IMG_0636Saturday evening saw an opportunity to taste the wines of one of California’s most famous names: Jim Clenenden of Au Bon Climat, Santa Barbara. ‘Wild boy Jim’ – this is California after all – has been making wine for nearly 25 years, concentrating on Chardonnay and Pinot Noir. These two grape varieties tell you that this wine maker is in love with Burgundy, but of course has a very different climate to work with. So what are the wines like? 
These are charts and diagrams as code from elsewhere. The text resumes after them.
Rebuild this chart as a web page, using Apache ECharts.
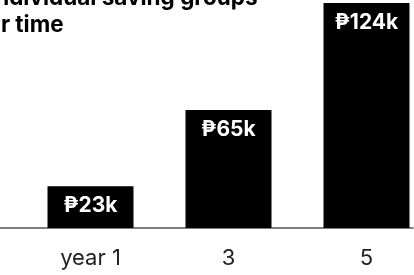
<!DOCTYPE html>
<html>
  <head>
    <meta charset="utf-8" />
    <title>Saving groups</title>
    <script src="https://cdn.jsdelivr.net/npm/echarts@6/dist/echarts.min.js"></script>
    <style>
      html, body { margin: 0; padding: 0; background: #fff; }
    </style>
  </head>
  <body>
    <div id="main" style="width: 414px; height: 275px"></div>
    <script type="text/javascript">
      // data
      var years = [1, 3, 5];
      var yearLabels = ["year 1", "3", "5"];
      var savings = [23, 65, 124]; // thousands of pesos

      var myChart = echarts.init(document.getElementById("main"), null, {
        renderer: "canvas",
      });

      var font = "Inter";

      var option = {
        animation: false,
        title: {
          text: "of individual saving groups\nover time",
          left: -39,
          top: -15,
          padding: 0,
          textStyle: {
            fontFamily: font,
            fontSize: 22.5,
            fontWeight: "bold",
            lineHeight: 27,
            color: "#000",
          },
        },
        grid: {
          left: 0,
          right: 1,
          top: 3,
          bottom: 47,
          containLabel: false,
        },
        xAxis: {
          type: "value",
          min: -0.3116,
          max: 5.674,
          splitLine: { show: false },
          axisLine: {
            show: true,
            lineStyle: { color: "#555", width: 1.5 },
          },
          axisTick: { show: false },
          axisLabel: {
            customValues: years,
            margin: 19,
            fontFamily: font,
            fontSize: 22,
            color: "#222",
            formatter: function (v) {
              return yearLabels[years.indexOf(v)];
            },
          },
        },
        yAxis: {
          type: "value",
          min: 0,
          max: 124,
          show: false,
        },
        series: [
          {
            type: "bar",
            barWidth: 86,
            itemStyle: { color: "#000" },
            label: {
              show: true,
              position: "insideTop",
              distance: 9,
              color: "#fff",
              fontFamily: font,
              fontSize: 21,
              fontWeight: "bold",
              formatter: function (p) {
                return "₱" + p.value[1] + "k";
              },
            },
            data: years.map(function (y, i) {
              return [y, savings[i]];
            }),
          },
        ],
      };

      myChart.setOption(option);
    </script>
  </body>
</html>
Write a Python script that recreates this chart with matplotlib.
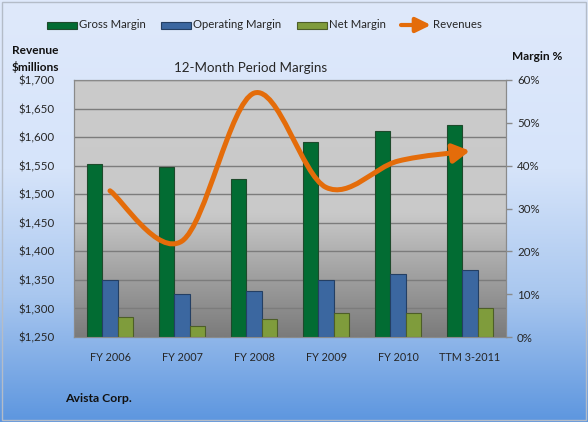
import numpy as np
import matplotlib.pyplot as plt
from matplotlib.colors import LinearSegmentedColormap
from matplotlib.patches import Rectangle, FancyArrowPatch
from matplotlib.path import Path

plt.rcParams['font.family'] = ['Lato', 'DejaVu Sans']

# data
periods = ["FY 2006", "FY 2007", "FY 2008", "FY 2009", "FY 2010", "TTM 3-2011"]
gross_margin = [40.3, 39.7, 36.8, 45.5, 48.0, 49.5]
operating_margin = [13.2, 10.0, 10.8, 13.2, 14.6, 15.6]
net_margin = [4.7, 2.6, 4.2, 5.7, 5.7, 6.7]
revenues = [1506, 1418, 1677, 1512, 1558, 1576]

rev_ticks = list(range(1250, 1701, 50))
pct_ticks = list(range(0, 61, 10))

green = '#026c33'
blue = '#3b67a0'
olive = '#7f9c3c'
orange = '#e46c0a'
txt = '#262626'

W, H = 588, 422
fig = plt.figure(figsize=(W / 100, H / 100), dpi=100)

# figure background gradient
bg = fig.add_axes([0, 0, 1, 1], zorder=-10)
bg_cmap = LinearSegmentedColormap.from_list(
    'bg', [(0, '#dfe9fb'), (0.4, '#d6e4fa'), (0.7, '#a9c7ef'), (1, '#5d96df')])
bg.imshow(np.linspace(0, 1, 256).reshape(-1, 1), cmap=bg_cmap, aspect='auto',
          extent=[0, 1, 0, 1], origin='upper')
bg.set_xlim(0, 1)
bg.set_ylim(0, 1)
bg.axis('off')
fig.add_artist(Rectangle((2 / W, 2 / H), 1 - 4 / W, 1 - 4 / H, transform=fig.transFigure,
                         fill=False, edgecolor='#b4bcc8', linewidth=1))

# main axes: revenue on the left
x = np.arange(len(periods))
ax = fig.add_axes([74 / W, (H - 337) / H, 432 / W, 257 / H])
ax.set_xlim(-0.5, len(periods) - 0.5)
ax.set_ylim(1250, 1700)

plot_cmap = LinearSegmentedColormap.from_list(
    'plot', [(0, '#cbcbcb'), (0.52, '#c9c9c9'), (0.75, '#a2a2a2'), (1, '#7b7b7b')])
ax.imshow(np.linspace(0, 1, 256).reshape(-1, 1), cmap=plot_cmap, aspect='auto',
          extent=[-0.5, len(periods) - 0.5, 1250, 1700], origin='upper', zorder=0)

ax.set_yticks(rev_ticks)
ax.set_yticklabels(['${:,}'.format(v) for v in rev_ticks])
ax.grid(axis='y', color='#7c7c7c', linewidth=1)
ax.set_axisbelow(True)
ax.tick_params(axis='y', length=0, pad=14, labelsize=8.3, colors=txt)
ax.set_xticks(x)
ax.set_xticklabels(periods)
ax.tick_params(axis='x', length=0, pad=11, labelsize=7.8, colors=txt)
for s in ax.spines.values():
    s.set_color('#8a8a8a')

# margins on the right
ax2 = ax.twinx()
ax2.set_ylim(0, 60)
ax2.set_yticks(pct_ticks)
ax2.set_yticklabels(['{}%'.format(v) for v in pct_ticks])
ax2.tick_params(axis='y', length=4, width=1, color='#8a8a8a', pad=4,
                labelsize=8.3, labelcolor=txt)
for s in ax2.spines.values():
    s.set_color('#8a8a8a')

bw = 0.215
ax2.bar(x - bw, gross_margin, bw, color=green, edgecolor='#1e4a2c', linewidth=0.8, zorder=2)
ax2.bar(x, operating_margin, bw, color=blue, edgecolor='#243f63', linewidth=0.8, zorder=2)
ax2.bar(x + bw, net_margin, bw, color=olive, edgecolor='#4d5e28', linewidth=0.8, zorder=2)

# smoothed revenue line with arrow head (Catmull-Rom bezier through data points)
pts = np.column_stack([x, revenues]).astype(float)
n = len(pts)
verts = [pts[0]]
codes = [Path.MOVETO]
for i in range(n - 1):
    p0 = pts[max(i - 1, 0)]
    p1 = pts[i]
    p2 = pts[i + 1]
    p3 = pts[min(i + 2, n - 1)]
    verts += [p1 + (p2 - p0) / 6, p2 - (p3 - p1) / 6, p2]
    codes += [Path.CURVE4] * 3
rev_arrow = FancyArrowPatch(path=Path(verts, codes),
                            arrowstyle='-|>,head_length=0.5,head_width=0.28',
                            mutation_scale=20, color=orange, linewidth=3.6,
                            transform=ax.transData, zorder=5, clip_on=False)
ax2.add_patch(rev_arrow)

# titles
fig.text(251 / W, 1 - 68 / H, '12-Month Period Margins', ha='center', va='center',
         fontsize=9.6, color=txt)
fig.text(12 / W, 1 - 51 / H, 'Revenue', ha='left', va='center', fontsize=8.6,
         fontweight='bold', color='#111111')
fig.text(12 / W, 1 - 67 / H, '$millions', ha='left', va='center', fontsize=8.6,
         fontweight='bold', color='#111111')
fig.text(537 / W, 1 - 56 / H, 'Margin %', ha='center', va='center', fontsize=8.6,
         fontweight='bold', color='#111111')
fig.text(65 / W, 1 - 398 / H, 'Avista Corp.', ha='left', va='center', fontsize=8.8,
         fontweight='bold', color='#111111')

# legend drawn across the top
legend_items = [('Gross Margin', green, '#1e4a2c', 47),
                ('Operating Margin', blue, '#243f63', 161),
                ('Net Margin', olive, '#4d5e28', 297)]
for label, fc, ec, lx in legend_items:
    fig.add_artist(Rectangle((lx / W, 1 - 29 / H), 30 / W, 7 / H, transform=fig.transFigure,
                             facecolor=fc, edgecolor=ec, linewidth=0.8))
    fig.text((lx + 32) / W, 1 - 25 / H, label, ha='left', va='center', fontsize=8.2,
             color=txt)
fig.add_artist(FancyArrowPatch((401 / W, 1 - 25 / H), (431 / W, 1 - 25 / H),
                               transform=fig.transFigure,
                               arrowstyle='-|>,head_length=0.45,head_width=0.22',
                               mutation_scale=20, color=orange, linewidth=3.0,
                               shrinkA=0, shrinkB=0))
fig.text(433 / W, 1 - 25 / H, 'Revenues', ha='left', va='center', fontsize=8.2,
         color=txt)

fig.savefig('out.png', dpi=100)
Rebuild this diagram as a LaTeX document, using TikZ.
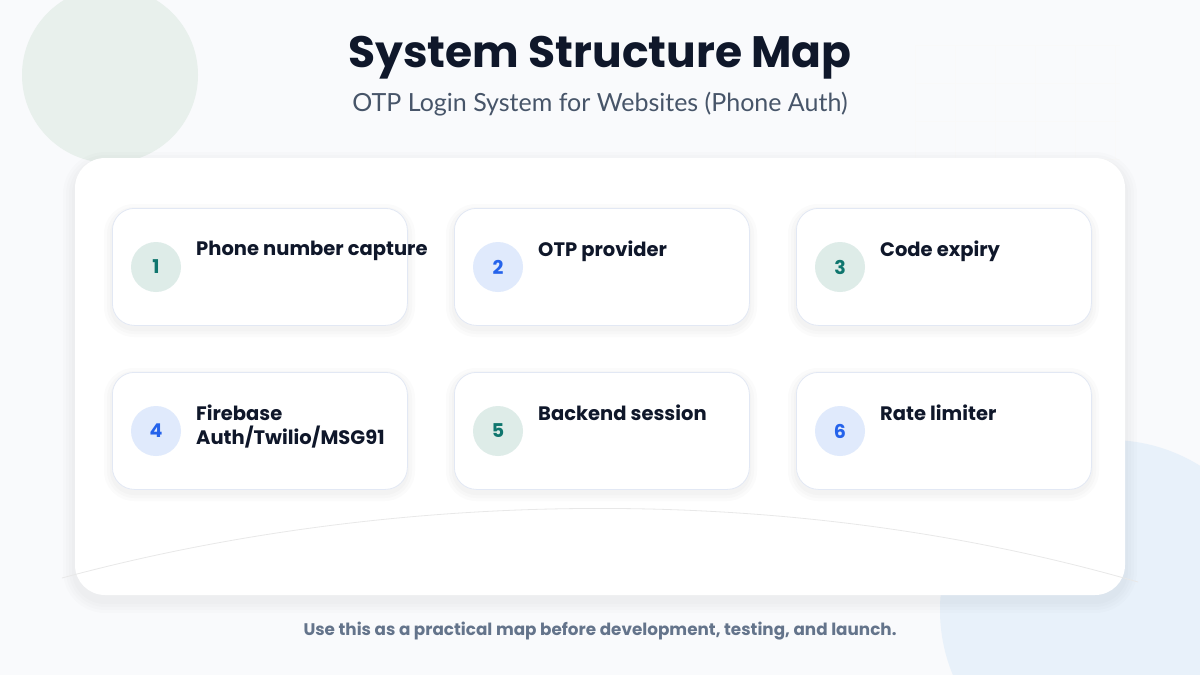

We tasted seven from a large range of bottlings.  The whites split our tasting group. There was no doubt about the quality – substantial, aromatic wines, lots of oak, intense citrus notes, quite a high level of acidity.  Our Italian visitors were deeply puzzled by the style – ‘it’s not like a wine’! That, of course, is understandable if you mainly drink wines from the Veneto or Tuscany. White wines in Europe, on the whole, are not this big, oaked or substantial.  Others liked the style, noting that by Californian standards it is quite restrained.  The Sandford and Benedict Vineyard Chardonnay 2008 gave off waves of caramel and toffee and then those lemon and grapefruit notes. The Los Alamos Vineyard Chardonnay 2008 was less oaked, rather sharper and full of edgy fruit.  Finally, we had the chance to compare these young wines with the Sandford and Benedict Vineyard Chardonnay 2006 – after a further two years in the bottle, there was much better integration of the oak effects and fruit, a long creamy after taste, mushroom and toast throughout. The wine was slightly puzzling as while the oak had settled down the fruit also seemed not just more rounded but less prominent, giving a rather long-aged effect for a wine that was only five-year-old wine.  I was pleased to try these wines but I’m not sure I will be buying them – too big, chunky and oaky for my taste.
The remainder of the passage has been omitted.